Indonesia’s pluralism in ‘grave peril’ after attacks on churches

Indonesia’s pluralism in ‘grave peril’ after attacks on churches

Family members sprinkle flower pedals over the coffin of Marta Djumani, one of the victims of Sunday’s church attacks, during a funeral in Surabaya, East Java, Indonesia, Wednesday, May 16, 2018. Indonesian police fatally shot a militant and arrested 13 others Tuesday suspected of links to suicide bombings carried out by two families in the country’s second-largest city. (Credit: Achmad Ibrahim/AP.)

A leading Christian human rights campaigner says “Indonesia’s pluralism in in grave peril” after the latest Islamist attack in the country.

MUMBAI, India – A leading Christian human rights campaigner says “Indonesia’s pluralism in in grave peril” after the latest Islamist attack in the country.

On Wednesday, four militants with swords were shot dead by police in Riau province on the island of Sumatra. One police officer was killed after being hit by the van the militants were driving. A fifth assailant was captured.

The attack follows suicide bombings that killed 26 people – including 13 attackers – in Surabaya, on the island of Java. The attacks on Sunday targeted three churches in the city, including the Catholic parish church of Santa Maria.

Two families were responsible for the attacks, including one child who was only 7 years old.

The Islamic State group has claimed responsibility for all the attacks, including the latest in Riau.

“These further attacks compound the challenge and illustrate that this is a nationwide threat.

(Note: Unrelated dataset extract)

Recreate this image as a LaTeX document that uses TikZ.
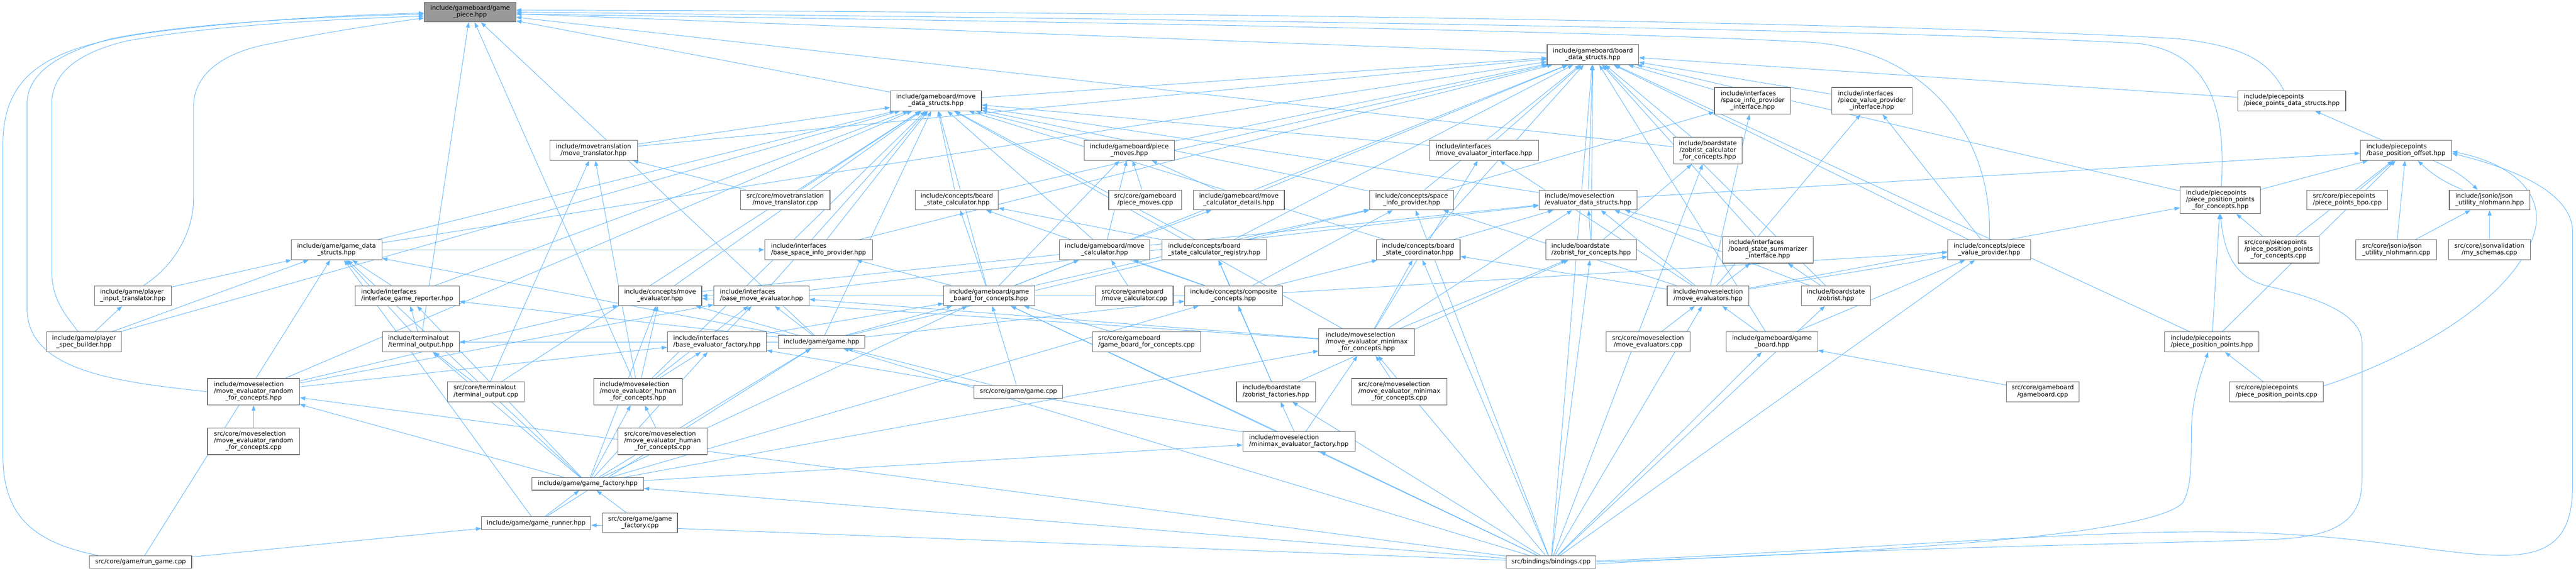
\documentclass[tikz,border=0pt]{standalone}
\usepackage{fontspec}
\setmainfont{DejaVu Sans}
\usetikzlibrary{arrows.meta}
\definecolor{edgeblue}{HTML}{63B8FF}
\definecolor{boxdraw}{HTML}{666666}
\definecolor{rootfill}{HTML}{999999}
\newcommand\lb[2]{\begin{tabular}{@{}c@{}}\multicolumn{1}{@{}l@{}}{#1}\\#2\end{tabular}}
\newcommand\nd[7][]{\node[bx,#1,minimum width=0.5pt*#5,minimum height=0.5pt*#6] (#2) at (#3,#4) {#7};}
\pgfdeclarelayer{bg}
\pgfsetlayers{bg,main}
\begin{document}
\begin{tikzpicture}[x=0.5pt,y=-0.5pt,
  bx/.style={draw=boxdraw, fill=white, line width=0.6pt, inner sep=0pt, font=\fontsize{6.4}{6.9}\selectfont},
  root/.style={fill=rootfill},
  dep/.style={draw=edgeblue, line width=0.5pt, -{Triangle[length=5.5pt,width=4pt]}}]
\useasboundingbox (0,0) rectangle (5323,1180);
% row 1-3
\nd[root]{gp}{971.5}{25}{189}{41}{\lb{include/gameboard/game}{\_piece.hpp}}
\nd{bds}{3291.5}{113}{189}{41}{\lb{include/gameboard/board}{\_data\_structs.hpp}}
\nd{mds}{1934}{208.5}{188}{41}{\lb{include/gameboard/move}{\_data\_structs.hpp}}
\nd{sipi}{3621.5}{208.5}{157}{55}{\lb{include/interfaces}{/space\_info\_provider\\\_interface.hpp}}
\nd{pvpi}{3868}{208.5}{166}{55}{\lb{include/interfaces}{/piece\_value\_provider\\\_interface.hpp}}
\nd{ppds}{4735.5}{208.5}{223}{41}{\lb{include/piecepoints}{/piece\_points\_data\_structs.hpp}}
\nd{mth}{1226.5}{311}{181}{41}{\lb{include/movetranslation}{/move\_translator.hpp}}
\nd{pmh}{2333.5}{311}{187}{41}{\lb{include/gameboard/piece}{\_moves.hpp}}
\nd{mei}{3066.5}{311}{225}{41}{\lb{include/interfaces}{/move\_evaluator\_interface.hpp}}
\nd{zcfc}{3529}{311.5}{142}{55}{\lb{include/boardstate}{/zobrist\_calculator\\\_for\_concepts.hpp}}
\nd{bpo}{4971.5}{311}{189}{41}{\lb{include/piecepoints}{/base\_position\_offset.hpp}}
% row 4
\nd{mtc}{1622.5}{413.5}{185}{41}{\lb{src/core/movetranslation}{/move\_translator.cpp}}
\nd{bsc}{1977}{413.5}{172}{41}{\lb{include/concepts/board}{\_state\_calculator.hpp}}
\nd{pmc}{2366.5}{413.5}{151}{41}{\lb{src/core/gameboard}{/piece\_moves.cpp}}
\nd{mcd}{2560}{413.5}{188}{41}{\lb{include/gameboard/move}{\_calculator\_details.hpp}}
\nd{sip}{2917}{413.5}{174}{41}{\lb{include/concepts/space}{\_info\_provider.hpp}}
\nd{eds}{3281.5}{413.5}{203}{41}{\lb{include/moveselection}{/evaluator\_data\_structs.hpp}}
\nd{pppc}{4588}{414}{166}{55}{\lb{include/piecepoints}{/piece\_position\_points\\\_for\_concepts.hpp}}
\nd{ppbpo}{4850.5}{413.5}{167}{41}{\lb{src/core/piecepoints}{/piece\_points\_bpo.cpp}}
\nd{jsonh}{5144.5}{413.5}{167}{41}{\lb{include/jsonio/json}{\_utility\_nlohmann.hpp}}
% row 5
\nd{gds}{695.5}{516.5}{187}{41}{\lb{include/game/game\_data}{\_structs.hpp}}
\nd{bsip}{1691.5}{516.5}{223}{41}{\lb{include/interfaces}{/base\_space\_info\_provider.hpp}}
\nd{mch}{2282.5}{516.5}{187}{41}{\lb{include/gameboard/move}{\_calculator.hpp}}
\nd{bscr}{2509}{516.5}{216}{41}{\lb{include/concepts/board}{\_state\_calculator\_registry.hpp}}
\nd{bsco}{2930.5}{516.5}{173}{41}{\lb{include/concepts/board}{\_state\_coordinator.hpp}}
\nd{zfc}{3288}{516.5}{188}{41}{\lb{include/boardstate}{/zobrist\_for\_concepts.hpp}}
\nd{bssi}{3653}{516.5}{188}{55}{\lb{include/interfaces}{/board\_state\_summarizer\\\_interface.hpp}}
\nd{pvp}{4110.5}{516.5}{171}{41}{\lb{include/concepts/piece}{\_value\_provider.hpp}}
\nd{pppcc}{4708.5}{516.5}{167}{55}{\lb{src/core/piecepoints}{/piece\_position\_points\\\_for\_concepts.cpp}}
\nd{jsonc}{4951.5}{516.5}{167}{41}{\lb{src/core/jsonio/json}{\_utility\_nlohmann.cpp}}
\nd{schemas}{5144}{516.5}{170}{41}{\lb{src/core/jsonvalidation}{/my\_schemas.cpp}}
% row 6
\nd{pit}{274.5}{611.5}{159}{41}{\lb{include/game/player}{\_input\_translator.hpp}}
\nd{igr}{841.5}{611.5}{215}{41}{\lb{include/interfaces}{/interface\_game\_reporter.hpp}}
\nd{cme}{1364}{611.5}{172}{41}{\lb{include/concepts/move}{\_evaluator.hpp}}
\nd{bme}{1573.5}{611.5}{197}{41}{\lb{include/interfaces}{/base\_move\_evaluator.hpp}}
\nd{gbfc}{2044}{611.5}{188}{41}{\lb{include/gameboard/game}{\_board\_for\_concepts.hpp}}
\nd{mcc}{2344}{611.5}{160}{41}{\lb{src/core/gameboard}{/move\_calculator.cpp}}
\nd{cc}{2549}{611.5}{202}{41}{\lb{include/concepts/composite}{\_concepts.hpp}}
\nd{mevs}{3529.5}{611.5}{169}{41}{\lb{include/moveselection}{/move\_evaluators.hpp}}
\nd{zh}{3793.5}{611.5}{143}{41}{\lb{include/boardstate}{/zobrist.hpp}}
% row 7
\nd{psb}{173.5}{707}{155}{41}{\lb{include/game/player}{\_spec\_builder.hpp}}
\nd{toh}{869.5}{707}{159}{41}{\lb{include/terminalout}{/terminal\_output.hpp}}
\nd{bef}{1481.5}{707}{205}{41}{\lb{include/interfaces}{/base\_evaluator\_factory.hpp}}
\nd{gh}{1697.5}{707}{179}{26}{include/game/game.hpp}
\nd{gbfcc}{2369}{707}{224}{41}{\lb{src/core/gameboard}{/game\_board\_for\_concepts.cpp}}
\nd{mmh}{2824}{707.5}{198}{55}{\lb{include/moveselection}{/move\_evaluator\_minimax\\\_for\_concepts.hpp}}
\nd{mevc}{3405.5}{707}{173}{41}{\lb{src/core/moveselection}{/move\_evaluators.cpp}}
\nd{gbh}{3661.5}{707}{189}{41}{\lb{include/gameboard/game}{\_board.hpp}}
\nd{pph}{4570.5}{707}{195}{41}{\lb{include/piecepoints}{/piece\_position\_points.hpp}}
% row 8
\nd{mrh}{524}{810}{190}{55}{\lb{include/moveselection}{/move\_evaluator\_random\\\_for\_concepts.hpp}}
\nd{toc}{1004}{810}{158}{41}{\lb{src/core/terminalout}{/terminal\_output.cpp}}
\nd{mhh}{1318.5}{810}{183}{55}{\lb{include/moveselection}{/move\_evaluator\_human\\\_for\_concepts.hpp}}
\nd{gc}{2104.5}{810}{183}{26}{src/core/game/game.cpp}
\nd{zf}{2636.5}{810}{163}{41}{\lb{include/boardstate}{/zobrist\_factories.hpp}}
\nd{mmc}{2891.5}{810}{197}{55}{\lb{src/core/moveselection}{/move\_evaluator\_minimax\\\_for\_concepts.cpp}}
\nd{gbc}{4221}{810}{150}{41}{\lb{src/core/gameboard}{/gameboard.cpp}}
\nd{ppc}{4704}{810}{194}{41}{\lb{src/core/piecepoints}{/piece\_position\_points.cpp}}
% row 9-12
\nd{mrc}{524}{912.5}{190}{55}{\lb{src/core/moveselection}{/move\_evaluator\_random\\\_for\_concepts.cpp}}
\nd{mhc}{1369}{912.5}{184}{55}{\lb{src/core/moveselection}{/move\_evaluator\_human\\\_for\_concepts.cpp}}
\nd{mef}{2684}{913}{232}{41}{\lb{include/moveselection}{/minimax\_evaluator\_factory.hpp}}
\nd{gfh}{1214.5}{1000.5}{231}{26}{include/game/game\_factory.hpp}
\nd{grh}{1108}{1081.5}{226}{26}{include/game/game\_runner.hpp}
\nd{gfc}{1322.5}{1081}{155}{41}{\lb{src/core/game/game}{\_factory.cpp}}
\nd{rg}{290.5}{1162}{211}{26}{src/core/game/run\_game.cpp}
\nd{bind}{3205}{1162}{186}{26}{src/bindings/bindings.cpp}

\begin{pgfonlayer}{bg}
\foreach \src/\tgt in {bds/gp, mds/gp, zcfc/gp, toh/gp, mhh/gp, gh/gp,
 mds/bds, sipi/bds, pvpi/bds, ppds/bds, mth/bds, pmh/bds, zcfc/bds, bsc/bds, mcd/bds, sip/bds, eds/bds, pppc/bds, gds/bds, bscr/bds, bsco/bds, zfc/bds, pvp/bds, gbfc/bds, zh/bds, gbh/bds, bind/bds, pph/bds, mei/bds, bssi/bds, bsip/bds}
  \draw[dep] (\src) -- (\tgt);
\foreach \src/\tgt in {mth/mds, pmh/mds, mei/mds, bsc/mds, sip/mds, eds/mds, gds/mds, mch/mds, bscr/mds, bsco/mds, gbfc/mds, bme/mds, cme/mds, mhh/mds, mrh/mds, gh/mds, mtc/mds, bsip/mds, igr/mds, mmh/mds, psb/mds, toc/mds,
 bpo/ppds, eds/bpo, pppc/bpo, ppbpo/bpo, pppcc/bpo, jsonc/bpo, pph/bpo, jsonc/jsonh, schemas/jsonh,
 pppcc/pppc, pph/pppc, mevs/pppc, ppc/pph}
  \draw[dep] (\src) -- (\tgt);
\foreach \src/\tgt in {mtc/mth, toc/mth, mhh/mth, pmc/pmh, mcd/pmh, mch/pmh, gbfc/pmh, mch/mcd, gbfc/mch, mcc/mch, cc/mch,
 bscr/bsc, gbfc/bsc, cc/bsc, cc/bscr, zf/bscr, cc/sip, gbfc/sip, mevs/sip, bind/sip, gh/sip, mevs/sipi, sip/sipi,
 bsco/eds, zfc/eds, bssi/eds, zh/eds, mevs/eds, mmh/eds, bme/eds, cme/eds, zfc/zcfc, bind/zcfc, zf/zfc, bind/zfc, mmh/zfc,
 cc/bsco, mmh/bsco, mevs/bsco, bind/bsco, mevs/bssi, zh/bssi, mevs/pvp, gbh/pvp, bind/pvp, cc/pvp, mevs/pvpi, pvp/pvpi, mevs/mei, mmh/mei}
  \draw[dep] (\src) -- (\tgt);
\foreach \src/\tgt in {pit/gds, psb/gds, rg/gds, gfh/gds, toh/gds, igr/gds, gh/gds, grh/gds, gds/bsip, gbfc/bsip, psb/pit,
 toh/igr, gh/igr, gfh/igr, toc/toh, gfh/toh, gh/toh, gh/cme, gfh/cme, mmh/cme, mhh/cme, mrh/cme, cc/cme,
 mrh/bme, mhh/bme, bef/bme, gh/bme, mmh/bme, mhh/bef, gfh/bef, mef/bef, mrh/bef, gc/gh, gfh/gh, grh/gh, bind/gh,
 gc/gbfc, gbfcc/gbfc, gfh/gbfc, gh/gbfc, bef/gbfc, bind/gbfc, mef/gbfc, zf/cc, gh/cc, gfh/cc,
 gfh/mmh, mef/mmh, mmc/mmh, bind/mmh, mef/zf, bind/zf, mevc/mevs, bind/mevs, gbh/mevs, bind/zh, gbc/gbh, bind/gbh,
 mrc/mrh, gfh/mrh, bind/mrh, mhc/mhh, gfh/mhh, grh/gfh, gfc/gfh, bind/gfh, rg/grh, bind/grh, gfh/mef, bind/mef}
  \draw[dep] (\src) -- (\tgt);
% curved connectors
\draw[dep] ([xshift=-44pt]rg.north) .. controls (60,1120) and (6,1060) .. (6,940) -- (6,300)
  .. controls (6,150) and (100,95) .. (330,65) .. controls (550,38) and (750,30) .. ([yshift=-1pt]gp.west);
\draw[dep] (mrh.west) .. controls (250,790) and (58,770) .. (56,640) -- (56,210)
  .. controls (60,150) and (120,110) .. (230,80) .. controls (400,45) and (700,34) .. ([yshift=-2pt]gp.west);
\draw[dep] ([xshift=-6pt]psb.north) .. controls (135,650) and (107,620) .. (107,560) -- (107,210)
  .. controls (110,150) and (160,110) .. (260,85) .. controls (450,50) and (700,40) .. ([yshift=-4pt]gp.west);
\draw[dep] ([xshift=11pt]pit.north) .. controls (360,550) and (400,480) .. (400,410) -- (400,220)
  .. controls (400,160) and (450,110) .. (560,90) .. controls (680,65) and (800,48) .. ([yshift=-6pt]gp.west);
\draw[dep] ([xshift=-8pt]ppds.north) .. controls (4690,130) and (4640,95) .. (4500,80)
  .. controls (3800,40) and (2000,22) .. ([yshift=2pt]gp.east);
\draw[dep] ([xshift=1pt]pppc.north) .. controls (4600,230) and (4570,110) .. (4420,90)
  .. controls (3800,55) and (2000,35) .. (gp.east);
\draw[dep] (pvp.north) .. controls (4120,300) and (4000,110) .. (3750,88)
  .. controls (3300,62) and (2000,42) .. ([yshift=-2pt]gp.east);
\draw[dep] ([yshift=1pt]bind.east) .. controls (3800,1140) and (4300,1095) .. (4600,1100)
  .. controls (4900,1105) and (5050,1150) .. (5180,1148) .. controls (5290,1146) and (5316,1090) .. (5316,1000)
  -- (5316,480) .. controls (5316,400) and (5200,350) .. ([yshift=-3pt]bpo.east);
\draw[dep] ([yshift=6pt]ppc.east) .. controls (4950,750) and (5170,640) .. (5230,500)
  .. controls (5270,410) and (5200,340) .. ([yshift=-1pt]bpo.east);
\draw[dep] ([yshift=-2pt]bind.east) .. controls (3900,1130) and (4450,1125) .. (4700,1115)
  .. controls (4850,1110) and (4881,1060) .. (4881,990) -- (4881,710)
  .. controls (4881,640) and (4760,610) .. (4680,590) .. controls (4610,570) and (4595,510) .. (pppc.south);
\draw[dep] (bind.east) .. controls (4000,1140) and (4450,1100) .. (4510,1040)
  .. controls (4528,1010) and (4528,960) .. (4528,900) .. controls (4528,820) and (4550,770) .. ([xshift=-4pt]pph.south);
\draw[dep] (jsonh) to[bend left=10] (bpo);
\draw[dep] (bpo) to[bend left=10] (jsonh);
\end{pgfonlayer}
\end{tikzpicture}
\end{document}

Indonesia’s pluralism is in grave peril,” said Benedict Rogers, a human rights activist for Christian Solidarity Worldwide, specializing in East Asia.

Rogers told Crux the violence is “horrific,” and the most devastating since 2005, and highlighted the malevolence of the attackers.

“To bomb churches on a Sunday morning is outrageous, but for a family to carry out the attacks, using their own underage daughters and teenage sons, is the height of barbarity,” he said.

He also said the attacks are raising “grave concerns” about the dangers to Indonesia posed by radical Islamist ideology.

“The Indonesian government must urgently review its approach to deradicalization, particularly as they are confronted by over 600 people returning to Indonesia from fighting in Syria,” Rogers said, referring to those leaving the territory that was once controlled by the Islamic State group.

However, Rogers also said the more tolerant form of Islam once prevalent in Indonesia is also under threat.

“The Indonesian authorities must also realize the increasing threats to its proud tradition of religious pluralism and moderation posed by growing religious intolerance,” he said.

“Christians, Ahmadis, Shi’a and other minorities have been facing increasing restrictions and discrimination in recent years,” he said.

Over 87 percent of Indonesia’s 261 million people are Muslim, with 99 percent of those following Sunni Islam. Shias make up around 0.5 percent of the Muslim population, while Ahmadis are only 0.2 percent. Both Muslim minority groups are considered “unorthodox” by Sunnis, and the Ahmadis have even been declared “outside of Islam” by Sunni religious authorities.

Meanwhile, Christians are the largest non-Muslim religious minority, making up 10 percent of the population. There is also a small Hindu and Buddhist community in the country.

“The world must wake up to the fact that Indonesia’s pluralism is in peril. Terrorist attacks such as the ones we have seen in recent days, and religious intolerance towards minorities, come from the same hate-filled cruel ideological source, which must be confronted and defeated,” Rogers told Crux.

He called on the Indonesian government to do several things to help protect the country’s religious minorities: Increasing protection at places of worship; ending the practice of forcibly closing places of worship; ending the culture of impunity for those who harass or threaten minorities; and reforming or repealing discriminatory laws – especially the blasphemy laws, the regulations on construction of places of worship, and the laws targeting the Ahmadi community.

“Indonesia has been rapidly losing its status as a pluralistic, moderate Islamic society over the past decade – we should no longer speak of Indonesia as a role model for pluralism, but rather as a society that is becoming increasingly intolerant, albeit with courageous moderate Muslims still trying to defend minorities and protect pluralism,” Rogers said.

The human rights expert also said the defeats suffered by the Islamic State group in Syria and Iraq pose special dangers, as former fighters return to their homes in Southeast Asia.

“There is a real danger that Islamic State views Southeast Asia – particularly Indonesia, Malaysia, the Philippines, southern Thailand – as a recruiting ground and as a place to establish a new base. ‘Returnee’ jihadis from Syria form a key part of this,” he said.

Indonesian President Joko “Jokowi” Widodo has promised that the country’s security forces would root out and destroy Islamist militant networks.

“I ask all people to join together in the fight against terrorism and radicalism,” the president said. “It’s against our religious values, the precious values of God and diversity.”

Meanwhile, in Surabaya, the parishioners at Santa Maria Church are still “haunted by the trauma,” according to Fransiskus Xaverius Ping Tedja, the security coordinator at the parish where six people died.

“There has been an increase in the number of people attending Mass, because they want to pray together for the victims,” he told ucanews.com.